Issues running CUDA on GPU cluster

I am very new to CUDA.

I have tried to execute the following program (from Udacity, lesson 1):

#include <iostream>

__global__ void cube(float * d_out, float * d_in) {
	int idx = threadIdx.x;
	float f = d_in[idx];
	d_out[idx] = f*f*f;
}

int main(int argc, char *argv[]) {
	const int ARRAY_SIZE = 64;
	const int ARRAY_BYTES = ARRAY_SIZE * sizeof(float);

	// generate the input array on the host
	float h_in[ARRAY_SIZE];
	for (int i = 0; i < ARRAY_SIZE; i++) {
		h_in[i] = float(i);
	}
	float h_out[ARRAY_SIZE];

	// declare GPU memory pointers
	float * d_in;
	float * d_out;

	// allocate GPU memory
	cudaMalloc((void**)&d_in, ARRAY_BYTES);
	cudaMalloc((void**)&d_out, ARRAY_BYTES);

	// transfer the array to the GPU
	cudaMemcpy(d_in, h_in, ARRAY_BYTES, cudaMemcpyHostToDevice);

	// launch the kernel
	cube <<<1, ARRAY_SIZE>>>(d_out, d_in);

	// copy back the result array to the CPU
	cudaMemcpy(h_out, d_out, ARRAY_BYTES, cudaMemcpyDeviceToHost);

	// print out the resulting array
	for (int i = 0; i < ARRAY_SIZE; i++) {
		std::cout << h_out[i];
		std::cout << (((i%4)!=3)?"\t":"\n");		
	}

	cudaFree(d_in);
	cudaFree(d_out);

	return 0;
}

I don’t have CUDA installed on my machine, but I have tried run it on my uni’s GPU clusters.

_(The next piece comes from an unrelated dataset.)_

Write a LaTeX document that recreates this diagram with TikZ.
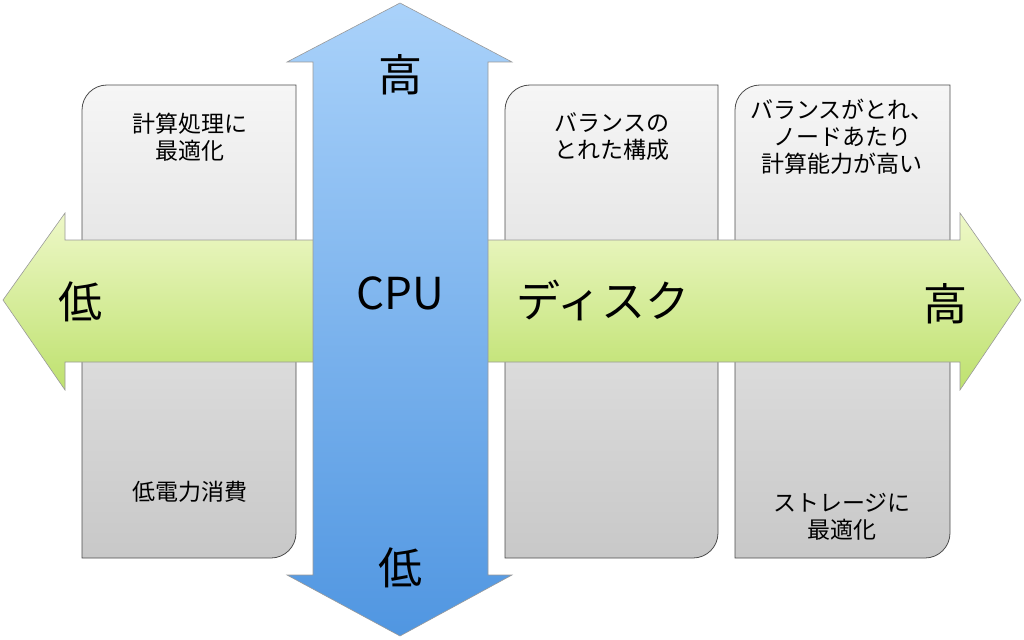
\documentclass[tikz,border=0pt]{standalone}
\usepackage{fontspec}
\setmainfont{Noto Sans CJK JP}
\usetikzlibrary{positioning}
\definecolor{cardtop}{RGB}{246,246,246}
\definecolor{cardbot}{RGB}{200,200,200}
\definecolor{greentop}{RGB}{238,248,200}
\definecolor{greenbot}{RGB}{190,225,110}
\definecolor{bluetop}{RGB}{170,210,250}
\definecolor{bluebot}{RGB}{80,150,225}
\tikzset{
  card/.style={draw=black!70,line width=0.8pt,top color=cardtop,bottom color=cardbot},
  cardtext/.style={align=center,font=\fontsize{23}{27}\selectfont},
  bigtext/.style={font=\fontsize{44}{48}\selectfont}
}
\newcommand{\card}[4]{% x1,y1,x2,y2
  \path[card] (#1+25,#2) -- (#3,#2) -- (#3,#4+25) arc(0:-90:25) -- (#1,#4) -- (#1,#2-25) arc(180:90:25) -- cycle;}
\begin{document}
\begin{tikzpicture}[x=1pt,y=1pt]
\useasboundingbox (0,0) rectangle (1024,-639);

% cards
\card{82}{-85}{296}{-558}
\card{505}{-85}{718}{-558}
\card{735}{-85}{950}{-558}

% disk arrow
\path[draw=black!40,line width=0.6pt,top color=greentop,bottom color=greenbot]
  (3,-300) -- (65,-213) -- (65,-240) -- (960,-240) -- (960,-213) -- (1021,-300)
  -- (960,-390) -- (960,-362) -- (65,-362) -- (65,-390) -- cycle;

% cpu arrow
\path[draw=black!40,line width=0.6pt,top color=bluetop,bottom color=bluebot]
  (400,-3) -- (512,-62) -- (488,-62) -- (488,-575) -- (512,-575) -- (400,-636)
  -- (287,-575) -- (313,-575) -- (313,-62) -- (287,-62) -- cycle;

\node[cardtext] (c1top) at (190,-137) {計算処理に\\最適化};
\node[cardtext] (c1bot) at (190,-492) {低電力消費};
\node[cardtext] (c2top) at (612,-137) {バランスの\\とれた構成};
\node[cardtext] (c3top) at (842,-137) {バランスがとれ、\\ノードあたり\\計算能力が高い};
\node[cardtext] (c3bot) at (842,-517) {ストレージに\\最適化};

\node[bigtext] (cpuhi) at (400,-75) {高};
\node[bigtext] (cpu) at (400,-293) {CPU};
\node[bigtext] (cpulo) at (400,-568) {低};
\node[bigtext] (disklo) at (80,-302) {低};
\node[bigtext] (disk) at (603,-300) {ディスク};
\node[bigtext] (diskhi) at (945,-304) {高};
\end{tikzpicture}
\end{document}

It runs OK on this cluster:

Model
HP SL390 G7
Processors
Two INTEL X5650 @ 2.66 GHz, 6 cores, 48GB
Two NVDIA Tesla M2090 @ 650 MHz, 512 cores, 6GB

However, I couldn’t manage to run on another one. More precisely, it runs, but gives me only zeros (or numbers such as 8.68805e-44).

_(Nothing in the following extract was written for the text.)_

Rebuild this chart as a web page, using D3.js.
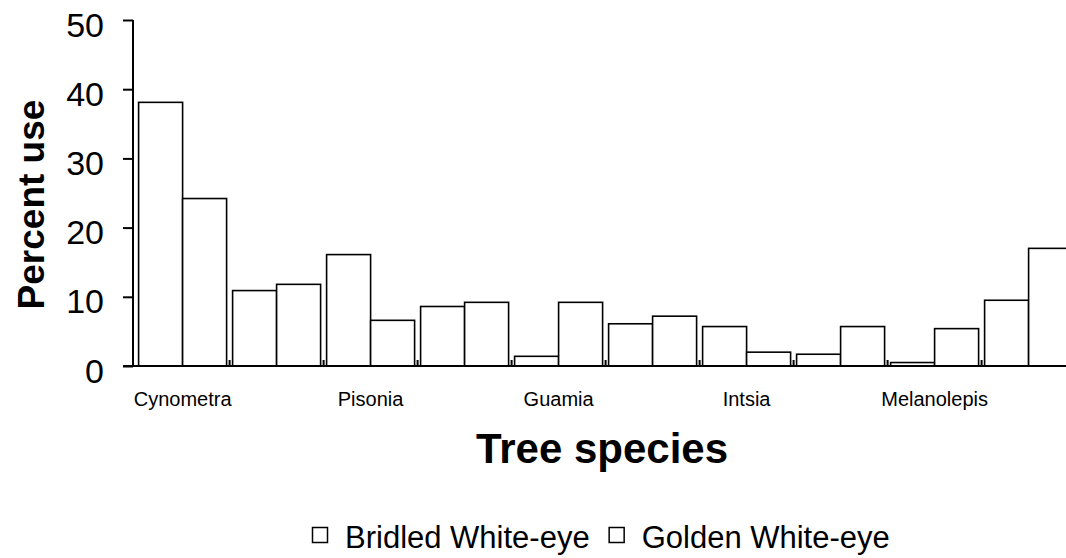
<!DOCTYPE html>
<html>
<head>
<meta charset="utf-8">
<script src="https://cdn.jsdelivr.net/npm/d3@7"></script>
<style>
  body { margin: 0; background: #fff; }
  svg { display: block; font-family: "Liberation Sans", Arial, sans-serif; }
</style>
</head>
<body>
<svg id="chart" width="1066" height="558"></svg>
<script>
// only every other species name is printed on the axis
const tickLabels = ["Cynometra", "", "Pisonia", "", "Guamia", "", "Intsia", "", "Melanolepis", ""]
const series = ["Bridled White-eye", "Golden White-eye"]
const bridled = [38.1, 10.9, 16.1, 8.6, 1.4, 6.1, 5.7, 1.7, 0.5, 9.5]
const golden = [24.2, 11.8, 6.6, 9.2, 9.2, 7.2, 2.0, 5.7, 5.4, 17.0]
const yTicks = [0, 10, 20, 30, 40, 50]

const svg = d3.select("#chart")
const x0 = 135.6, step = 94, yAxisX = 133

const x = d3.scaleBand()
  .domain(d3.range(tickLabels.length))
  .range([x0, x0 + step * tickLabels.length])
  .paddingInner(6 / step)
  .paddingOuter(3 / step)

const xs = d3.scaleBand().domain(series).range([0, x.bandwidth()])

const y = d3.scaleLinear().domain([0, 50]).range([366, 20])

const rows = d3.range(tickLabels.length).map(i => ({ i, vals: [bridled[i], golden[i]] }))

// bars
svg.append("g")
  .selectAll("g")
  .data(rows)
  .enter()
  .append("g")
  .attr("transform", d => "translate(" + x(d.i) + ",0)")
  .selectAll("rect")
  .data(d => d.vals.map((v, k) => ({ key: series[k], v })))
  .enter()
  .append("rect")
  .attr("x", d => xs(d.key))
  .attr("y", d => y(d.v))
  .attr("width", xs.bandwidth())
  .attr("height", d => y(0) - y(d.v))
  .attr("fill", "#fff")
  .attr("stroke", "#000")
  .attr("stroke-width", 1.6)

// small category boundary marks
svg.append("g")
  .selectAll("line")
  .data(d3.range(1, tickLabels.length))
  .enter()
  .append("line")
  .attr("x1", i => x0 + step * i)
  .attr("x2", i => x0 + step * i)
  .attr("y1", y(0))
  .attr("y2", y(0) - 6)
  .attr("stroke", "#000")
  .attr("stroke-width", 2)

// y axis
const yAxis = svg.append("g")
  .attr("transform", "translate(" + yAxisX + ",0)")
  .call(d3.axisLeft(y).tickValues(yTicks).tickSize(10).tickPadding(19))
yAxis.select(".domain").attr("stroke-width", 2).attr("d", "M0," + y(50) + "V" + y(0))
yAxis.selectAll(".tick line").attr("stroke-width", 2)
yAxis.selectAll(".tick text")
  .attr("font-size", 34)
  .attr("font-family", "Liberation Sans, Arial, sans-serif")
  .attr("fill", "#000")
  .attr("dy", "16px")

// x axis line
svg.append("line")
  .attr("x1", 123)
  .attr("x2", 1066)
  .attr("y1", y(0))
  .attr("y2", y(0))
  .attr("stroke", "#000")
  .attr("stroke-width", 2)

// category labels
svg.append("g")
  .selectAll("text")
  .data(rows.filter(d => tickLabels[d.i]))
  .enter()
  .append("text")
  .attr("x", d => x(d.i) + x.bandwidth() / 2)
  .attr("y", 406)
  .attr("text-anchor", "middle")
  .attr("font-size", 20)
  .text(d => tickLabels[d.i])

// axis titles
svg.append("text")
  .attr("transform", "translate(44,204.5) rotate(-90)")
  .attr("text-anchor", "middle")
  .attr("font-size", 37)
  .attr("font-weight", "bold")
  .text("Percent use")

svg.append("text")
  .attr("x", 602)
  .attr("y", 463)
  .attr("text-anchor", "middle")
  .attr("font-size", 42)
  .attr("font-weight", "bold")
  .text("Tree species")

// legend
const legend = svg.append("g")
let lx = 312
series.forEach(s => {
  legend.append("rect")
    .attr("x", lx + 0.5)
    .attr("y", 527.5)
    .attr("width", 15)
    .attr("height", 15)
    .attr("fill", "#fff")
    .attr("stroke", "#000")
    .attr("stroke-width", 1.5)
  const t = legend.append("text")
    .attr("x", lx + 33)
    .attr("y", 548)
    .attr("font-size", 31)
    .text(s)
  lx += 33 + t.node().getComputedTextLength() + 19
})
</script>
</body>
</html>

I have tried to identify the reason. But I couldn’t find it.
Any suggestion will be highly valued.

To help you assess what am I dealing with, I’ll be running the commands on the desired cluster node from this link:
http://docs.nvidia.com/cuda/cuda-installation-guide-linux/index.html#axzz4YxAZvHxk

$ lspci | grep -i nvidia
02:00.0 3D controller: NVIDIA Corporation GK110GL [Tesla K20m] (rev a1)
84:00.0 3D controller: NVIDIA Corporation GK110GL [Tesla K20m] (rev a1)

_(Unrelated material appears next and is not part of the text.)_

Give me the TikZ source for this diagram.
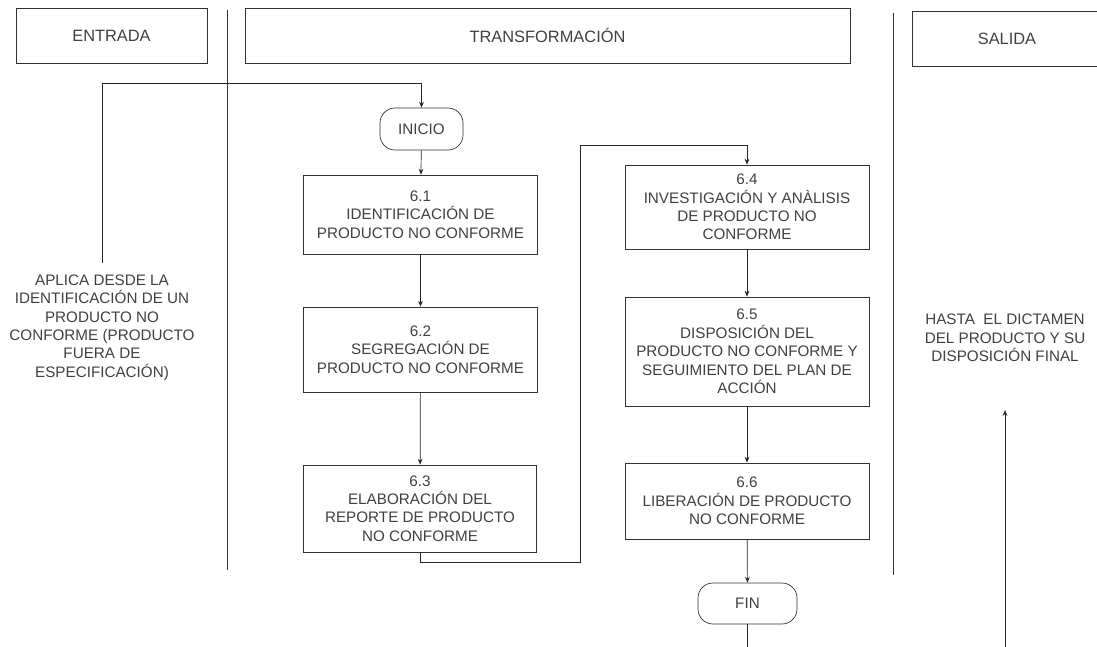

$ uname -m && cat /etc/*release
x86_64
CentOS release 6.8 (Final)
LSB_VERSION=base-4.0-amd64:base-4.0-ia32:base-4.0-noarch:core-4.0-amd64:core-4.0-ia32:core-4.0-noarch:graphics-4.0-amd64:graphics-4.0-ia32:graphics-4.0-noarch:printing-4.0-amd64:printing-4.0-ia32:printing-4.0-noarch
CentOS release 6.8 (Final)
CentOS release 6.8 (Final)

$ gcc --version
gcc (GCC) 4.4.7 20120313 (Red Hat 4.4.7-17)
Copyright © 2010 Free Software Foundation, Inc.
This is free software; see the source for copying conditions. There is NO
warranty; not even for MERCHANTABILITY or FITNESS FOR A PARTICULAR PURPOSE.

$ uname -r
2.6.32-642.13.1.el6.x86_64

Add proper cuda error checking to your code, and run your code with cuda-memcheck

Don’t know what those are? Google each.

Here is the result:

Ran cube: no CUDA-capable device is detected
Sync: no CUDA-capable device is detected

Doesn’t make much sense to me. As I have showed above, running:
$ lspci | grep -i nvidia
gives:
02:00.0 3D controller: NVIDIA Corporation GK110GL [Tesla K20m] (rev a1)
84:00.0 3D controller: NVIDIA Corporation GK110GL [Tesla K20m] (rev a1)

The CUDA install on that machine is broken.

Refer to the linux install guide:

http://docs.nvidia.com/cuda/cuda-installation-guide-linux/index.html#abstract

read it in its entirety. Perform all necessary steps, including validation, before trying to run your own codes.